L’Ordre est une structure institutionnelle qui affirme nos compétences autonomes pour rappeler aux décideurs institutionnels, que l’approche humaine de la relation avec le patient et son entourage est aussi importante que la technicité croissante de la santé.Soigner, c’est refuser une relation infantilisante et paternaliste, c’est aider celui qui souffre à sortir de son isolement, à bâtir un projet de vie compatible avec son état. Depuis la révolution pasteurienne, et le passage de la médecine hippocratique à la médecine scientifique, la profession infirmière a recouru de plus en plus à la technique, suivant en cela les progrès de la médecine, et la modernisation des structures de soins. Dans le même temps, elle a su conserver ce qui fait sa spécificité, c’est-à-dire une relation humaine très profonde, et de tous les instants, avec les patients, liée à la permanence des soins.

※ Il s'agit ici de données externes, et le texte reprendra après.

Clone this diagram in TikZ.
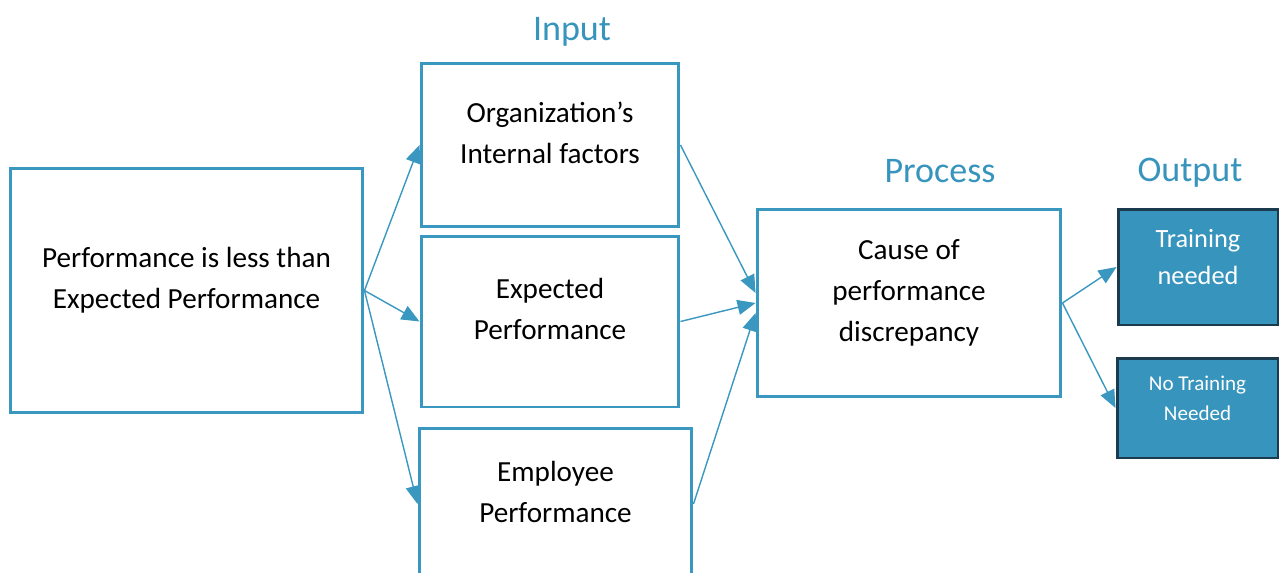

Face à la montée des soins aux personnes du quatrième âge avec perte d’autonomie, au développement de la prévention et du dépistage des maladies chroniques, le secteur de la santé posera des problèmes d’organisation et d’éthique toujours plus complexes. L’un des rôles de l’Ordre des infirmiers est de servir de garde-fou face à la tentation du contrôle économique entrainant des restrictions de soins individuels, au nom d’une vision macroéconomique des dépenses de santé publique, comme dans les pays anglo-saxons. Les personnes malades sont par définition plus vulnérables, aussi les infirmières se doivent d’être en première ligne pour affirmer que seuls les besoins des malades doivent déterminer le type et le coût des traitements.
C’est pourquoi il est intolérable de vouloir abroger l’Ordre des Infirmiers. Le Collège Infirmier Français sait pouvoir compter sur les sénateurs pour faire preuve de sagesse afin de maintenir un Ordre des Infirmiers, au service de la population et de la profession.
Marie-Claude GASTE, Présidente du CIF, 06.43.03.28.01
Le Collège Infirmier Français (CIF) est composé de 17 personnes morales représentatives de la profession infirmière (salariée, libérale, académique, formation initiale et continue, santé au travail, santé scolaire, spécialités IADE, IBODE, puéricultrices, etc.). Il a pour but d’apporter la meilleure réponse aux besoins de santé de la population, dans une vision positive et innovante de la profession infirmière.